Maybe the Dolphins don't even need a true number two receiver, using a committee style rotation instead. At this point, it's anyone's guess.
2. Which defensive player gets the "green dot"?
The green dot, of course, is the marking that goes on the helmet of the player who will have the earpiece inside his helmet and relay the play calls from the sideline. The value of knowing who gets that distinction is obvious - that player will likely never come off the field, playing all three downs.
Sparano said on Tuesday that he will likely decide between three players to be the signal caller: Karlos Dansby, Channing Crowder, and Yeremiah Bell. Bell would make a lot of sense since he never comes off the field. But it's rare for a safety to get that duty. Safeties have enough to worry about before the snap. Crowder had the sticker last year. But the Dolphins spent over $40 million to bring in Dansby because they were not happy with the production of their inside linebackers. And it wouldn't make much sense for Dansby not to be an every down linebacker. So I expect Dansby to eventually end up with the green dot. But for now, that's still up in the air.
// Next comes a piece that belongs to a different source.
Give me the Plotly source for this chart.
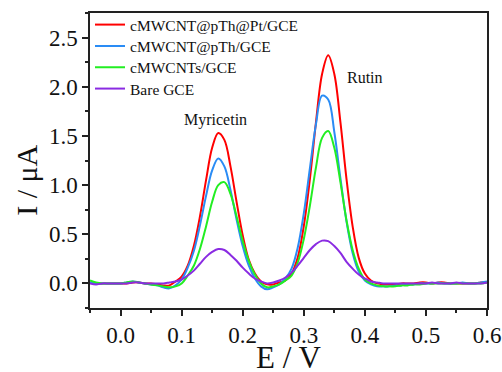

3. Is Anderson really going to be the starting WOLB?
I know, I know. I'm starting to harp on this topic. And some of you will probably stone me for this because you believe we should just trust this coaching staff no matter what. But I'm still not buying this. Charlie Anderson is not a starting caliber linebacker. He's just not. And it pains me to bring this up again, but how in the world could you let Jason Taylor leave if you had no contingency plan in place if Cameron Wake proved not to be ready to step into a starting role?
Let's be honest here. The plan was to prepare Wake to start. And this regime believed Jason Taylor would have been a "progress stopper" if he stuck around and took snaps away from Wake. The plan was not to have Charlie Anderson start as the weak side outside linebacker. And you're crazy if you think it was. Now maybe the Dolphins are using this as a motivational tool to get more out of Wake. Truth be told, I sure hope that's the case.
4. Who becomes the primary kick returner?
With Ted Ginn gone off to San Francisco, the Dolphins have an obvious void on special teams as a return man. While Ginn was inconsistent to say the least, he always posed that big play threat that could instantly change a game (just ask the Jets). So who steps up and fills that void?
Kory Sheets seems like the most logical choice. Ryan Grice-Mullen, Julius Pruitt, and Taurus Johnson are other options, too. But none of those guys are even locks to make the final 53 man roster. Davone Bess and Patrick Cobbs would likely be the two "locks" who could take over the return duties full time. But neither possesses great speed and Cobbs is still recovering from his torn ACL. Needless to say, this will be one of the more interesting training camp and preseason battles to keep an eye on.